**Written instruction:**
Without including any pictures, copy each entry below exactly.

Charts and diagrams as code
=====

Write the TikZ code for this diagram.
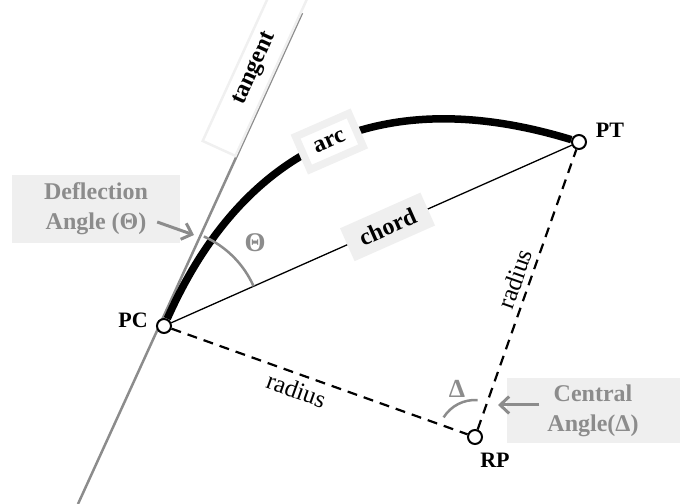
\documentclass[tikz,border=0pt]{standalone}
\usepackage{fontspec}
\setmainfont{Liberation Serif}
\usepackage{xcolor}
\usetikzlibrary{arrows.meta,positioning,calc}
\definecolor{notegray}{HTML}{8C8C8C}
\definecolor{boxgray}{HTML}{EFEFEF}
\definecolor{edgegray}{HTML}{F0F0F0}

\begin{document}
\begin{tikzpicture}[x=1pt, y=1pt,
    station/.style={circle, draw, line width=2pt, fill=white, minimum size=14pt, inner sep=0pt},
    ptlabel/.style={font=\fontsize{22}{24}\selectfont\bfseries, inner sep=0pt},
    tag/.style={font=\fontsize{24}{26}\selectfont\bfseries, inner sep=0pt},
    note/.style={rectangle, fill=boxgray, text=notegray, align=center, font=\fontsize{24}{30}\selectfont\bfseries},
    pointer/.style={-{Straight Barb[length=9pt, width=17pt]}, line width=3pt, notegray},
    radiusline/.style={dash pattern=on 10pt off 7pt, line width=2.2pt},
    radiustext/.style={sloped, font=\fontsize{25}{27}\selectfont, inner sep=0pt},
    anglemark/.style={notegray, line width=2.5pt}
]
\useasboundingbox (0,0) rectangle (681,504);

% Tangent line
\coordinate (tanlow) at (78,0);
\coordinate (tanhigh) at (302,491);
\draw[notegray, line width=2.5pt] (tanlow) -- node[pos=0.87, sloped, above=0pt, draw=edgegray, text=black, minimum width=175pt, minimum height=36pt, tag] (tanlabel) {tangent} (tanhigh);

% Points on the curve
\node[station] (PC) at (164,178) {};
\node[station] (PT) at (579,362) {};
\node[station] (RP) at (475,67) {};
\node[ptlabel] (PClabel) at (133,184) {PC};
\node[ptlabel] (PTlabel) at (610,374) {PT};
\node[ptlabel] (RPlabel) at (495,44) {RP};

% Arc and chord
\draw[line width=7.5pt] (PC) to[out=66, in=163, looseness=1.12] node[pos=0.5, sloped, fill=white, draw=edgegray, minimum width=58pt, minimum height=36pt, tag] (arclabel) {arc} (PT);
\draw[line width=1.3pt] (PC) -- node[pos=0.54, sloped, fill=boxgray, minimum width=88pt, minimum height=36pt, tag] (chordlabel) {chord} (PT);

% Radii
\draw[radiusline] (PC) -- node[pos=0.44, radiustext, below=6pt] (radlow) {radius} (RP);
\draw[radiusline] (RP) -- node[pos=0.52, radiustext, above=5pt] (radhigh) {radius} (PT);

% Angles
\draw[anglemark] ($(PC)+(66:98)$) arc[start angle=66, end angle=24, radius=98];
\node[tag, text=notegray, font=\fontsize{27}{28}\selectfont\bfseries] (thetalabel) at (255,261) {Θ};
\draw[anglemark] ($(RP)+(148:37)$) arc[start angle=148, end angle=86, radius=37];
\node[tag, text=notegray, font=\fontsize{26}{28}\selectfont\bfseries] (deltalabel) at (457,115) {Δ};

% Notes with pointers
\node[note, minimum width=168pt, minimum height=68pt] (deflect) at (96,295) {Deflection\\Angle (Θ)};
\coordinate (deflecttip) at (194,269);
\draw[pointer] ([xshift=-23pt, yshift=-13pt]deflect.east) -- (deflecttip);

\node[note, minimum width=173pt, minimum height=65pt] (central) at (593,93) {Central\\Angle(Δ)};
\coordinate (centraltip) at (498,99);
\draw[pointer] ([xshift=33pt, yshift=6pt]central.west) -- (centraltip);

\end{tikzpicture}
\end{document}
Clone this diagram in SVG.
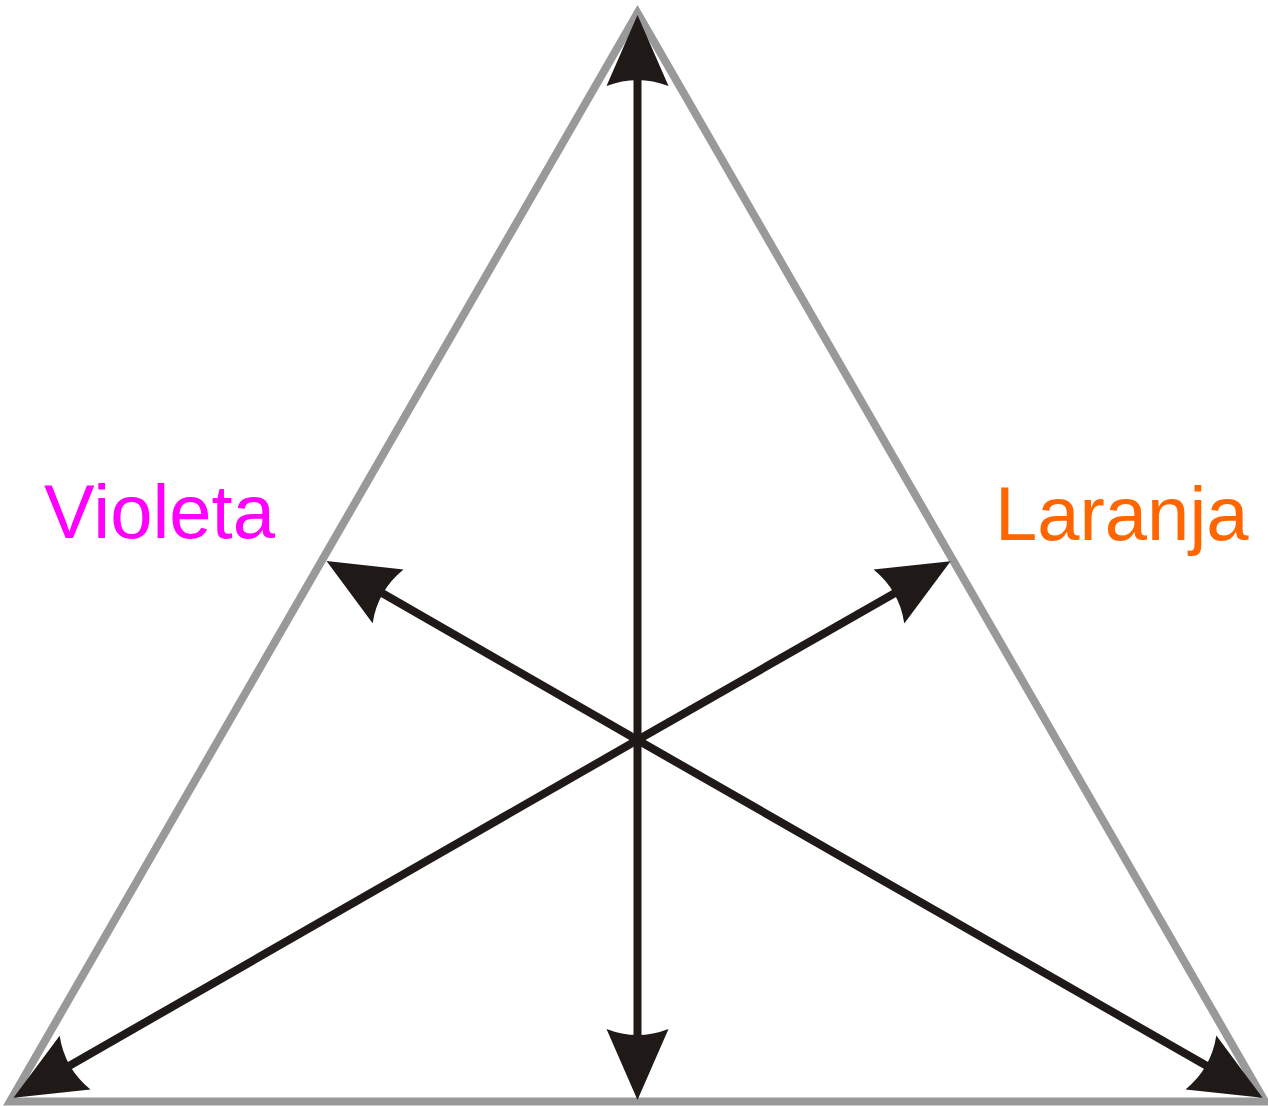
<svg xmlns="http://www.w3.org/2000/svg" width="1268" height="1106" viewBox="0 0 1268 1106">
<style>
.tri{fill:none;stroke:#999999;stroke-width:8;stroke-linejoin:miter;stroke-miterlimit:10}
.arr{stroke:#1f1a17;stroke-width:8;fill:none;marker-end:url(#ah)}
.lbl{font-family:"Liberation Sans",Arial,sans-serif;font-size:76px}
</style>
<defs>
<marker id="ah" markerUnits="userSpaceOnUse" viewBox="-20 -40 100 80" markerWidth="100" markerHeight="80" refX="0" refY="0" orient="auto" overflow="visible">
<path d="M64,0 L-7,-31 Q5,0 -7,31 Z" fill="#1f1a17"/>
</marker>
</defs>
<rect width="1268" height="1106" fill="#ffffff"/>
<g id="triangle">
<polygon class="tri" points="637.5,13 1265,1101.5 10,1101.5"/>
</g>
<g id="connectors">
<line class="arr" x1="637.5" y1="740" x2="637.5" y2="79"/>
<line class="arr" x1="637.5" y1="740" x2="637.5" y2="1036"/>
<line class="arr" x1="637.5" y1="740" x2="382" y2="593"/>
<line class="arr" x1="637.5" y1="740" x2="895" y2="593"/>
<line class="arr" x1="637.5" y1="740" x2="69" y2="1066"/>
<line class="arr" x1="637.5" y1="740" x2="1207" y2="1066"/>
</g>
<g id="violeta">
<text class="lbl" x="44" y="538" fill="#ff00ff">Violeta</text>
</g>
<g id="laranja">
<text class="lbl" x="995" y="540" fill="#ff6600">Laranja</text>
</g>
</svg>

=====

**The completed task:**
Write the TikZ code for this diagram.
\documentclass[tikz,border=0pt]{standalone}
\usepackage{fontspec}
\setmainfont{Liberation Serif}
\usepackage{xcolor}
\usetikzlibrary{arrows.meta,positioning,calc}
\definecolor{notegray}{HTML}{8C8C8C}
\definecolor{boxgray}{HTML}{EFEFEF}
\definecolor{edgegray}{HTML}{F0F0F0}

\begin{document}
\begin{tikzpicture}[x=1pt, y=1pt,
    station/.style={circle, draw, line width=2pt, fill=white, minimum size=14pt, inner sep=0pt},
    ptlabel/.style={font=\fontsize{22}{24}\selectfont\bfseries, inner sep=0pt},
    tag/.style={font=\fontsize{24}{26}\selectfont\bfseries, inner sep=0pt},
    note/.style={rectangle, fill=boxgray, text=notegray, align=center, font=\fontsize{24}{30}\selectfont\bfseries},
    pointer/.style={-{Straight Barb[length=9pt, width=17pt]}, line width=3pt, notegray},
    radiusline/.style={dash pattern=on 10pt off 7pt, line width=2.2pt},
    radiustext/.style={sloped, font=\fontsize{25}{27}\selectfont, inner sep=0pt},
    anglemark/.style={notegray, line width=2.5pt}
]
\useasboundingbox (0,0) rectangle (681,504);

% Tangent line
\coordinate (tanlow) at (78,0);
\coordinate (tanhigh) at (302,491);
\draw[notegray, line width=2.5pt] (tanlow) -- node[pos=0.87, sloped, above=0pt, draw=edgegray, text=black, minimum width=175pt, minimum height=36pt, tag] (tanlabel) {tangent} (tanhigh);

% Points on the curve
\node[station] (PC) at (164,178) {};
\node[station] (PT) at (579,362) {};
\node[station] (RP) at (475,67) {};
\node[ptlabel] (PClabel) at (133,184) {PC};
\node[ptlabel] (PTlabel) at (610,374) {PT};
\node[ptlabel] (RPlabel) at (495,44) {RP};

% Arc and chord
\draw[line width=7.5pt] (PC) to[out=66, in=163, looseness=1.12] node[pos=0.5, sloped, fill=white, draw=edgegray, minimum width=58pt, minimum height=36pt, tag] (arclabel) {arc} (PT);
\draw[line width=1.3pt] (PC) -- node[pos=0.54, sloped, fill=boxgray, minimum width=88pt, minimum height=36pt, tag] (chordlabel) {chord} (PT);

% Radii
\draw[radiusline] (PC) -- node[pos=0.44, radiustext, below=6pt] (radlow) {radius} (RP);
\draw[radiusline] (RP) -- node[pos=0.52, radiustext, above=5pt] (radhigh) {radius} (PT);

% Angles
\draw[anglemark] ($(PC)+(66:98)$) arc[start angle=66, end angle=24, radius=98];
\node[tag, text=notegray, font=\fontsize{27}{28}\selectfont\bfseries] (thetalabel) at (255,261) {Θ};
\draw[anglemark] ($(RP)+(148:37)$) arc[start angle=148, end angle=86, radius=37];
\node[tag, text=notegray, font=\fontsize{26}{28}\selectfont\bfseries] (deltalabel) at (457,115) {Δ};

% Notes with pointers
\node[note, minimum width=168pt, minimum height=68pt] (deflect) at (96,295) {Deflection\\Angle (Θ)};
\coordinate (deflecttip) at (194,269);
\draw[pointer] ([xshift=-23pt, yshift=-13pt]deflect.east) -- (deflecttip);

\node[note, minimum width=173pt, minimum height=65pt] (central) at (593,93) {Central\\Angle(Δ)};
\coordinate (centraltip) at (498,99);
\draw[pointer] ([xshift=33pt, yshift=6pt]central.west) -- (centraltip);

\end{tikzpicture}
\end{document}
Clone this diagram in SVG.
<svg xmlns="http://www.w3.org/2000/svg" width="1268" height="1106" viewBox="0 0 1268 1106">
<style>
.tri{fill:none;stroke:#999999;stroke-width:8;stroke-linejoin:miter;stroke-miterlimit:10}
.arr{stroke:#1f1a17;stroke-width:8;fill:none;marker-end:url(#ah)}
.lbl{font-family:"Liberation Sans",Arial,sans-serif;font-size:76px}
</style>
<defs>
<marker id="ah" markerUnits="userSpaceOnUse" viewBox="-20 -40 100 80" markerWidth="100" markerHeight="80" refX="0" refY="0" orient="auto" overflow="visible">
<path d="M64,0 L-7,-31 Q5,0 -7,31 Z" fill="#1f1a17"/>
</marker>
</defs>
<rect width="1268" height="1106" fill="#ffffff"/>
<g id="triangle">
<polygon class="tri" points="637.5,13 1265,1101.5 10,1101.5"/>
</g>
<g id="connectors">
<line class="arr" x1="637.5" y1="740" x2="637.5" y2="79"/>
<line class="arr" x1="637.5" y1="740" x2="637.5" y2="1036"/>
<line class="arr" x1="637.5" y1="740" x2="382" y2="593"/>
<line class="arr" x1="637.5" y1="740" x2="895" y2="593"/>
<line class="arr" x1="637.5" y1="740" x2="69" y2="1066"/>
<line class="arr" x1="637.5" y1="740" x2="1207" y2="1066"/>
</g>
<g id="violeta">
<text class="lbl" x="44" y="538" fill="#ff00ff">Violeta</text>
</g>
<g id="laranja">
<text class="lbl" x="995" y="540" fill="#ff6600">Laranja</text>
</g>
</svg>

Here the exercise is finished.